The audio of President Jimmy Carter's (presumably) live address is heard during the Christmas scenes of the movie. This famous "crisis of confidence" speech was actually given on 15 July 1979, nowhere near the Christmas season. However, if you listen to the entire radio commentary, it is a "Year in Review" radio program, which would make the playing at Christmas-time accurate.
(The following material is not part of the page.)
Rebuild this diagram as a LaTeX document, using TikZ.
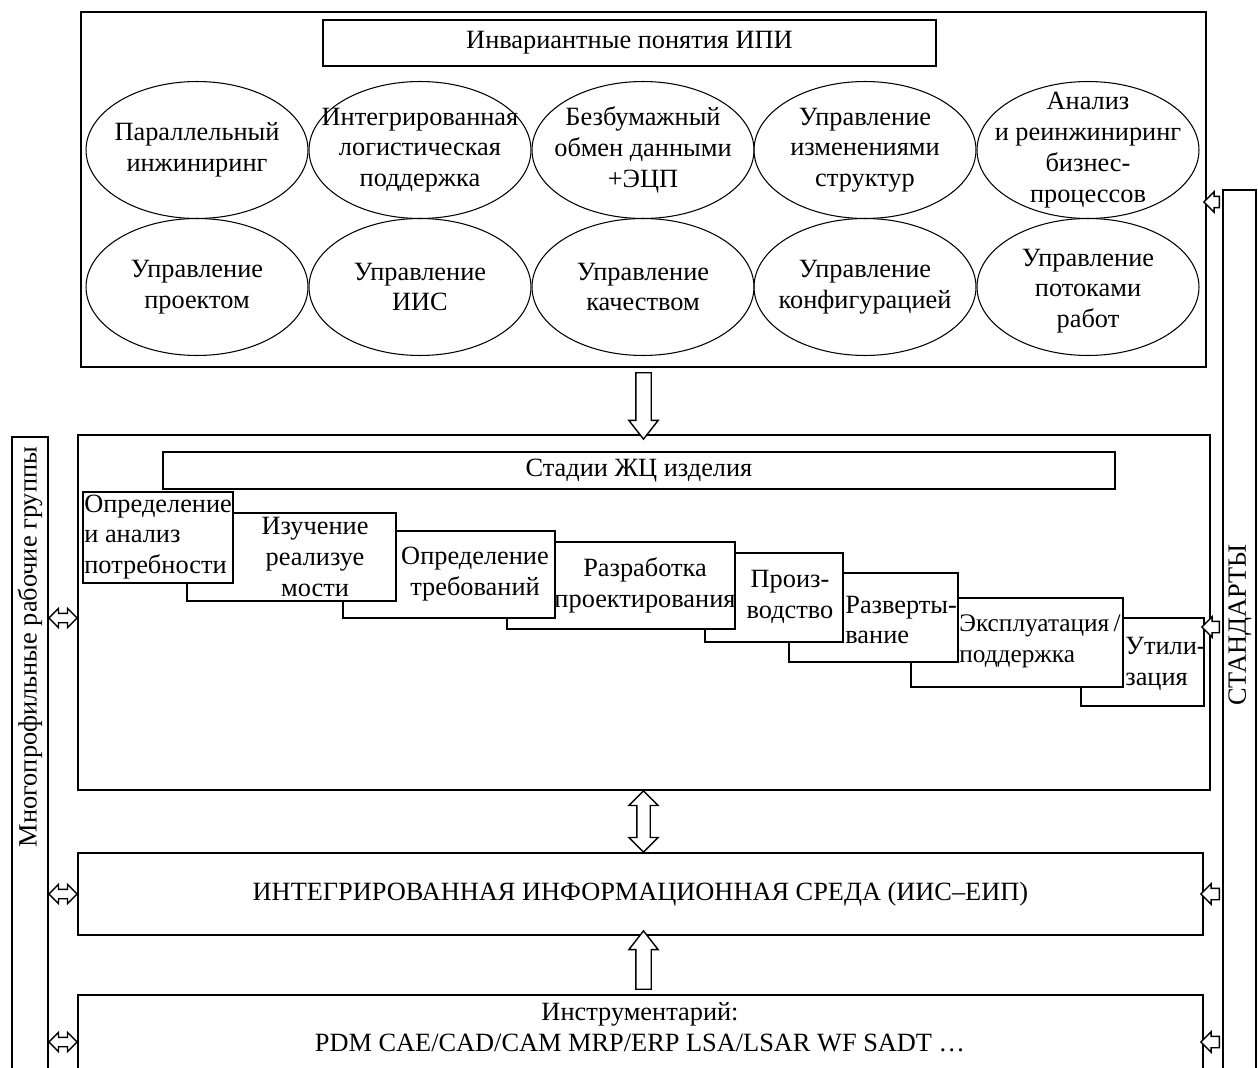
\documentclass[tikz,border=0pt]{standalone}
\usepackage{fontspec}
\setmainfont{Liberation Serif}
\usetikzlibrary{shapes.geometric, shapes.arrows, fit, calc, positioning}

\tikzset{
  frame/.style={draw, line width=0.9pt, inner sep=0pt},
  box/.style={draw, fill=white, line width=0.8pt, inner sep=0pt},
  concept/.style={ellipse, draw, line width=0.6pt, minimum width=4.44cm,
    minimum height=2.74cm, inner sep=0pt},
  txt/.style={align=center, inner sep=0pt},
  arrbase/.style={draw, fill=white, line width=0.8pt, inner sep=0pt,
    minimum width=0pt, anchor=center},
  bigarr/.style={arrbase, single arrow, inner ysep=0.14cm,
    single arrow head extend=0.14cm, single arrow tip angle=76},
  bigdbl/.style={arrbase, double arrow, inner ysep=0.12cm,
    double arrow head extend=0.16cm, double arrow tip angle=90},
  smallarr/.style={arrbase, single arrow, inner ysep=0.1cm,
    single arrow head extend=0.09cm, single arrow tip angle=90},
  smalldbl/.style={arrbase, double arrow, inner ysep=0.08cm,
    double arrow head extend=0.1cm, double arrow tip angle=90}
}

% hollow block arrow between two points
\newcommand{\blockarrow}[4]{%
  \path let \p1=(#3), \p2=(#4), \n1={veclen(\x2-\x1,\y2-\y1)},
    \n2={atan2(\y2-\y1,\x2-\x1)} in
    node[#1, minimum height=\n1, rotate=\n2] (#2) at ($(\p1)!0.5!(\p2)$) {};}

\begin{document}
\begin{tikzpicture}[x=0.02cm, y=-0.02cm,
  every node/.style={font=\fontsize{15}{17.5}\selectfont}]

    \useasboundingbox (0,0) rectangle (1258,1068);
    \clip (0,0) rectangle (1258,1068);

    % --- Invariant concepts ---
    \node[frame, fit={(81,12) (1206,367)}] (ipi) {};
    \node[box, fit={(323,20) (936,66)}] (ipititle) {};
    \node[txt] (ipititlelbl) at (ipititle.center) {Инвариантные понятия ИПИ};

    \node[concept] (pe)   at (197,150)  {};
    \node[concept] (ils)  at (420,150)  {};
    \node[concept] (edi)  at (643,150)  {};
    \node[concept] (chg)  at (865,150)  {};
    \node[concept] (bpr)  at (1088,150) {};
    \node[concept] (pm)   at (197,287)  {};
    \node[concept] (iism) at (420,287)  {};
    \node[concept] (qm)   at (643,287)  {};
    \node[concept] (cm)   at (865,287)  {};
    \node[concept] (wf)   at (1088,287) {};

    \node[txt] (pelbl)   at (pe)   {Параллельный\\инжиниринг};
    \node[txt] (ilslbl)  at (ils)  {Интегрированная\\логистическая\\поддержка};
    \node[txt] (edilbl)  at (edi)  {Безбумажный\\обмен данными\\+ЭЦП};
    \node[txt] (chglbl)  at (chg)  {Управление\\изменениями\\структур};
    \node[txt] (bprlbl)  at (bpr)  {Анализ\\и реинжиниринг\\бизнес-\\процессов};
    \node[txt] (pmlbl)   at (pm)   {Управление\\проектом};
    \node[txt] (iismlbl) at (iism) {Управление\\ИИС};
    \node[txt] (qmlbl)   at (qm)   {Управление\\качеством};
    \node[txt] (cmlbl)   at (cm)   {Управление\\конфигурацией};
    \node[txt] (wflbl)   at ($(wf)+(0,4)$) {Управление\\потоками\\работ};

    % --- Life cycle stages ---
    \node[frame, fit={(78,435) (1210,790)}] (stage) {};
    \node[box, fit={(163,452) (1115,489)}] (stagetitle) {};
    \node[txt] (stagetitlelbl) at (stagetitle.center) {Стадии ЖЦ изделия};

    % boxes from back to front
    \node[box, fit={(1081,618) (1204,706)}] (b8) {};
    \node[box, fit={(911,598) (1123,687)}]  (b7) {};
    \node[box, fit={(789,573) (958,662)}]   (b6) {};
    \node[box, fit={(705,553) (843,642)}]   (b5) {};
    \node[box, fit={(507,542) (735,629)}]   (b4) {};
    \node[box, fit={(343,531) (555,618)}]   (b3) {};
    \node[box, fit={(187,513) (396,601)}]   (b2) {};
    \node[box, fit={(83,492) (233,583)}]    (b1) {};

    \node[txt, align=left, anchor=west] (t1) at (84,537) {Определение\\и анализ\\потребности};
    \node[txt] (t2) at (315,557) {Изучение\\реализуе\\мости};
    \node[txt] (t3) at (475,574) {Определение\\требований};
    \node[txt] (t4) at (645,585) {Разработка\\проектирования};
    \node[txt] (t5) at (790,597) {Произ-\\водство};
    \node[txt, align=left, anchor=west] (t6) at (845,620) {Разверты-\\вание};
    \node[txt, align=left, anchor=west, font=\fontsize{14.4}{17.5}\selectfont]
      (t7) at (959,641) {Эксплуатация\,/\\поддержка};
    \node[txt, align=left, anchor=west] (t8) at (1125,664) {Утили-\\зация};

    % --- Information environment and tools ---
    \node[frame, fit={(78,853) (1203,935)}] (iis) {};
    \node[txt] (iislbl) at (iis.center) {ИНТЕГРИРОВАННАЯ ИНФОРМАЦИОННАЯ СРЕДА (ИИС–ЕИП)};
    \node[frame, fit={(78,995) (1203,1100)}] (tools) {};
    \node[txt] (toolslbl) at (640,1027) {Инструментарий:\\PDM CAE/CAD/CAM MRP/ERP LSA/LSAR WF SADT …};

    % --- Side bars ---
    \node[frame, fill=white, fit={(12,437) (48,1100)}] (groups) {};
    \node[rotate=90] (groupslbl) at (30,647) {Многопрофильные рабочие группы};
    \node[frame, fill=white, fit={(1223,190) (1256,1100)}] (std) {};
    \node[rotate=90] (stdlbl) at (1240,625) {СТАНДАРТЫ};

    % --- Connectors ---
    \blockarrow{bigarr}{a1}{ipi.south}{ipi.south |- stage.north}
    \blockarrow{bigdbl}{a2}{stage.south -| ipi.south}{iis.north -| ipi.south}
    \blockarrow{bigarr}{a3}{tools.north -| ipi.south}{iis.south -| ipi.south}

    \coordinate (lvA) at (0,618);
    \coordinate (lvB) at (0,894);
    \coordinate (lvC) at (0,1042);
    \coordinate (lvD) at (0,202);
    \coordinate (lvE) at (0,627);

    \foreach \lv/\tgt [count=\i] in {lvA/stage, lvB/iis, lvC/tools}
      \blockarrow{smalldbl}{la\i}{groups.east |- \lv}{\tgt.west |- \lv};
    \foreach \lv/\tgt [count=\i] in {lvD/ipi, lvE/b8, lvB/iis, lvC/tools}
      \blockarrow{smallarr}{ra\i}{std.west |- \lv}{\tgt.east |- \lv};

\end{tikzpicture}
\end{document}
The hockey competition was NOT a single elimination (knockout) tournament. In the first round, twelve teams were divided into two groups. The top two teams from each group advanced to the medal round and were awarded points based on their result against the other medal round-qualifiers from their group. USSR were seeded first with two points, by virtue of their preliminary round victory over Finland. USA and Sweden tied at the beginning of the competition and had one point each in the initial medal round standings. USA beat USSR and Finland to finish first with a total of five points, USSR beat Sweden in the final game of the competition to finish with four points, Sweden finished third by way of their tie against Finland, which finished fourth with one point.
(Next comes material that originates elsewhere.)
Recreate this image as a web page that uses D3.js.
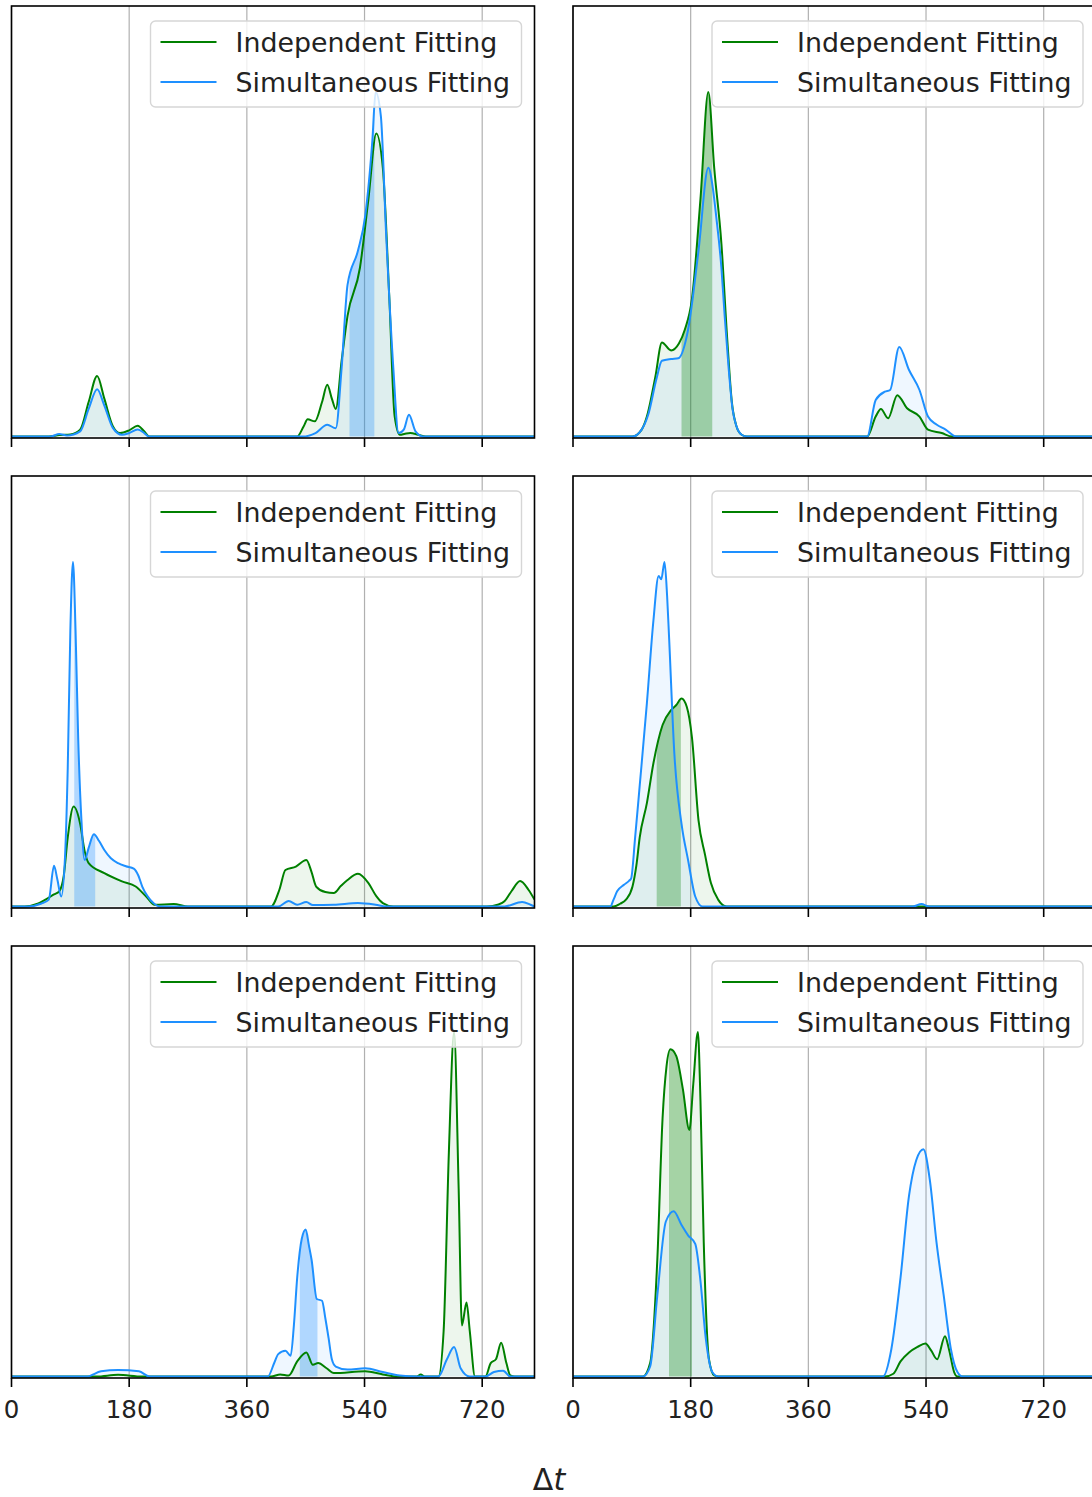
<!DOCTYPE html>
<html>
<head>
<meta charset="utf-8">
<script src="https://cdn.jsdelivr.net/npm/d3@7"></script>
<style>
  body { margin: 0; background: #fff; }
  svg { display: block; }
  text { font-family: "DejaVu Sans", sans-serif; fill: #222; }
</style>
</head>
<body>
<div id="chart"></div>
<script>
// ---- data, x in Δt, y in relative density ----
var tickValues = [0, 180, 360, 540, 720];
var seriesNames = ["Independent Fitting", "Simultaneous Fitting"];

var p1Independent = [[0,0],[57,0],[73,0.4],[90,0.6],[105,2],[118,10],[131,17.6],[142,11],[155,3],[166,1],[180,1.8],[193,3.1],[203,1.5],[211,0],[437,0],[447,3],[453,5],[464,4.4],[475,10],[483,15],[490,11],[496,8],[505,22],[514,35],[533,49],[546,69],[558,88],[568,78],[578,40],[586,6],[594,0.5],[602,0.8],[610,1],[622,0.5],[634,0],[800,0]];
var p1Simultaneous = [[0,0],[60,0],[73,0.7],[85,0.3],[105,1.5],[118,8],[131,13.7],[142,9],[155,2.5],[169,0.5],[180,1],[193,2],[203,1],[210,0],[445,0],[465,1],[483,3.4],[496,2.4],[505,20],[514,44],[530,54],[541,64],[552,86],[557,100],[565,93],[573,59],[584,20],[592,1],[600,2],[608,6.3],[618,1.5],[630,0],[800,0]];

var p2Independent = [[0,0],[91,0],[105,2],[113,5.8],[126,17.4],[136,27.3],[150,25],[162,27],[171,31],[182,40],[195,69],[207,100],[216,78],[227,56],[236,28],[243,10],[250,3],[258,0.5],[266,0],[450,0],[463,5.8],[471,8],[482,5.3],[496,12],[511,8.2],[530,5.8],[543,2],[564,1],[580,0],[800,0]];
var p2Simultaneous = [[0,0],[91,0],[105,2],[115,6.3],[128,17],[136,22],[150,22.5],[161,22.7],[176,31],[192,54],[207,78],[214,72],[219,64],[227,49],[232,35],[238,20],[244,8],[250,3],[258,0.5],[266,0],[450,0],[463,10.6],[477,13],[485,13.5],[499,26],[514,19.3],[530,13.5],[543,5.8],[556,3.5],[570,2],[586,0],[800,0]];

var p3Independent = [[0,0],[20,0],[40,0.8],[52,2],[65,3.5],[73,4.4],[80,9],[86,20],[95,29],[105,24],[112,16],[118,12.6],[142,9.7],[169,7.3],[190,5.8],[206,2.9],[219,0.5],[248,0.7],[270,0],[397,0],[410,5],[419,10.6],[435,11.6],[451,13.5],[459,10],[466,5.8],[480,4.2],[493,3.9],[504,6],[514,7.7],[530,9.5],[546,6.8],[558,3],[568,1],[584,0],[727,0],[745,0.6],[754,1.5],[765,4.5],[778,7.4],[791,4.8],[800,2]];
var p3Simultaneous = [[0,0],[25,0],[45,0.8],[57,2],[65,11.8],[70,8],[76,2.9],[82,15],[86,40],[90,80],[94,100],[98,80],[102,49],[107,25],[112,13.5],[118,17],[126,21],[134,19],[142,16.4],[152,14],[163,12.6],[175,11.7],[187,11],[194,9],[200,5.8],[208,3],[217,1],[227,0],[408,0],[424,1.6],[437,0.5],[451,1.3],[461,0.4],[493,0.5],[530,1],[557,0.5],[573,0],[754,0],[781,1.3],[794,0.5],[800,0]];

var p4Independent = [[0,0],[62,0],[72,0.8],[81,2],[91,5.8],[97,12],[102,20],[113,30],[123,41.6],[137,52.7],[150,57],[158,58.5],[166,60.4],[174,58],[182,49],[192,25],[202,15],[211,6.8],[222,2],[235,0],[800,0]];
var p4Simultaneous = [[0,0],[57,0],[62,2],[67.5,4.4],[78,6.3],[86,7.5],[89,8.2],[95,20],[102,35],[113,59],[123,83],[131,96],[135,95],[140,100],[144,90],[147,78],[155,44.5],[166,24],[176,13.5],[187,2.9],[198,0],[520,0],[533,0.7],[545,0],[800,0]];

var p5Independent = [[0,0],[130,0],[163,0.5],[200,0],[397,0],[411,0.6],[424,0.3],[437,4.4],[451,7],[461,3.4],[469,3.9],[482,2.4],[493,1],[541,1.5],[568,0.6],[590,0],[620,0],[626,0.6],[632,0],[653,0],[661,13.2],[669,65],[677,100],[684,54.5],[689,14.8],[696,21.5],[701,13.2],[709,0],[725,0],[733,3.9],[741,5],[749,9.8],[757,3.9],[763,0.3],[770,0],[800,0]];
var p5Simultaneous = [[0,0],[115,0],[137,1.5],[163,1.9],[195,1.5],[211,0],[392,0],[402,4],[408,6.5],[419,7.5],[427,6],[432,15],[437,28.7],[444,40],[450,42.7],[455,38],[459,33.9],[467,22.5],[475,22],[480,17],[485,11.2],[490,5],[496,2.9],[514,2],[541,2.4],[568,1.3],[594,0.3],[620,0],[653,0],[666,5],[677,8.6],[687,2.4],[701,0],[725,0],[738,1.3],[752,1.7],[763,0],[800,0]];

var p6Independent = [[0,0],[107,0],[118,3.9],[129,34],[137,75],[143,90],[149,95],[158,93],[168,83.5],[178,71.6],[184,85],[191,100],[195,80],[200,39],[208,5],[216,0.3],[222,0],[477,0],[490,0.8],[501,4.4],[514,7],[527,8.6],[539,9.6],[548,7.5],[557,5],[569,11.7],[575,8],[583,1.3],[588,0],[800,0]];
var p6Simultaneous = [[0,0],[107,0],[118,2.9],[129,23.6],[142,45],[154,48],[166,44],[176,41],[187,38.5],[195,27.7],[203,11.2],[213,1.3],[222,0],[474,0],[487,8],[501,28.7],[514,52.5],[525,62.8],[536,66],[546,56.8],[556,39],[567,23.6],[578,8],[588,1.3],[596,0],[800,0]];

// shaded interval per panel and which series (0 = independent, 1 = simultaneous) it sits under
var bandRanges = [[517,555],[166,213],[96,128],[128,165],[441,468],[147,182]];
var bandSeries = [1, 0, 1, 0, 1, 0];

// ---- layout ----
var W = 1092, H = 1497;
var colLeft = [11.5, 573];
var rowTop = [6, 476, 946];
var pw = 523, ph = 432;
var colors = ["#008000", "#1e90ff"];

var panels = [
  [p1Independent, p1Simultaneous], [p2Independent, p2Simultaneous],
  [p3Independent, p3Simultaneous], [p4Independent, p4Simultaneous],
  [p5Independent, p5Simultaneous], [p6Independent, p6Simultaneous]
];

var svg = d3.select("#chart").append("svg").attr("width", W).attr("height", H);

var x = d3.scaleLinear().domain([0, 800]).range([0, pw]);

panels.forEach(function (series, i) {
  var row = Math.floor(i / 2), col = i % 2;
  var g = svg.append("g").attr("transform", "translate(" + colLeft[col] + "," + rowTop[row] + ")");
  var ymax = d3.max(series, function (s) { return d3.max(s, function (d) { return d[1]; }); });
  var y = d3.scaleLinear().domain([0, ymax * 1.25]).range([ph - 1.5, 0]);

  var clipId = "clip" + i;
  g.append("clipPath").attr("id", clipId).append("rect").attr("width", pw).attr("height", ph);

  // grid
  g.selectAll(".grid").data(tickValues).enter().append("line")
    .attr("x1", function (d) { return x(d); }).attr("x2", function (d) { return x(d); })
    .attr("y1", 0).attr("y2", ph)
    .attr("stroke", "#b0b0b0").attr("stroke-width", 1.2);

  var plot = g.append("g").attr("clip-path", "url(#" + clipId + ")");

  var area = d3.area().x(function (d) { return x(d[0]); }).y0(y(0)).y1(function (d) { return y(d[1]); })
    .curve(d3.curveMonotoneX);
  var line = d3.line().x(function (d) { return x(d[0]); }).y(function (d) { return y(d[1]); })
    .curve(d3.curveMonotoneX);

  series.forEach(function (s, k) {
    plot.append("path").attr("d", area(s)).attr("fill", colors[k]).attr("fill-opacity", 0.07);
  });

  // darker interval
  var b = bandRanges[i];
  var bandClip = "band" + i;
  g.append("clipPath").attr("id", bandClip).append("rect")
    .attr("x", x(b[0])).attr("width", x(b[1]) - x(b[0])).attr("y", 0).attr("height", ph);
  plot.append("g").attr("clip-path", "url(#" + bandClip + ")")
    .append("path").attr("d", area(series[bandSeries[i]]))
    .attr("fill", colors[bandSeries[i]]).attr("fill-opacity", 0.3);

  series.forEach(function (s, k) {
    plot.append("path").attr("d", line(s)).attr("fill", "none")
      .attr("stroke", colors[k]).attr("stroke-width", 2);
  });

  // frame
  g.append("rect").attr("width", pw).attr("height", ph)
    .attr("fill", "none").attr("stroke", "#000").attr("stroke-width", 1.6);

  // ticks
  g.selectAll(".tick").data(tickValues).enter().append("line")
    .attr("x1", function (d) { return x(d); }).attr("x2", function (d) { return x(d); })
    .attr("y1", ph).attr("y2", ph + 9)
    .attr("stroke", "#000").attr("stroke-width", 1.6);

  if (row === 2) {
    g.selectAll(".tlabel").data(tickValues).enter().append("text")
      .attr("x", function (d) { return x(d); }).attr("y", ph + 40)
      .attr("text-anchor", "middle").style("font-size", "24.5px")
      .text(function (d) { return d; });
  }

  // legend
  var lg = g.append("g").attr("transform", "translate(" + (pw - 13 - 371) + ",15)");
  lg.append("rect").attr("width", 371).attr("height", 86).attr("rx", 5)
    .attr("fill", "#fff").attr("fill-opacity", 0.8)
    .attr("stroke", "#d6d6d6").attr("stroke-width", 1.4);
  seriesNames.forEach(function (name, k) {
    var yy = 21 + k * 40;
    lg.append("line").attr("x1", 10).attr("x2", 66).attr("y1", yy).attr("y2", yy)
      .attr("stroke", colors[k]).attr("stroke-width", 2);
    lg.append("text").attr("x", 85).attr("y", yy).attr("dy", "0.36em")
      .style("font-size", "26.8px").text(name);
  });
});

// x label
var xl = svg.append("text").attr("x", 549).attr("y", 1490).attr("text-anchor", "middle")
  .style("font-size", "30px");
xl.append("tspan").text("Δ");
xl.append("tspan").style("font-style", "italic").text("t");
</script>
</body>
</html>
In the very beginning of the movie, the voice-over newscast is talking about the 26th Amendment to the Constitution, which lowered the voting age to 18. The commentator remarks that the president indicated that he would sign the amendment into law. While constitutional amendments do not require the president's signature to become law (simply a vote of Congress and ratification by three-fourths of the states), presidents can sign amendments after passage by Congress--and Richard Nixon did so for the 26th Amendment, at a ceremony in the East Room of the White House on July 5, 1971.
At the end of the second period when Johnson scores the goal it doesn't actually go in the net. It visibly passed behind the net from the left side and the puck can clearly be heard hitting the boards.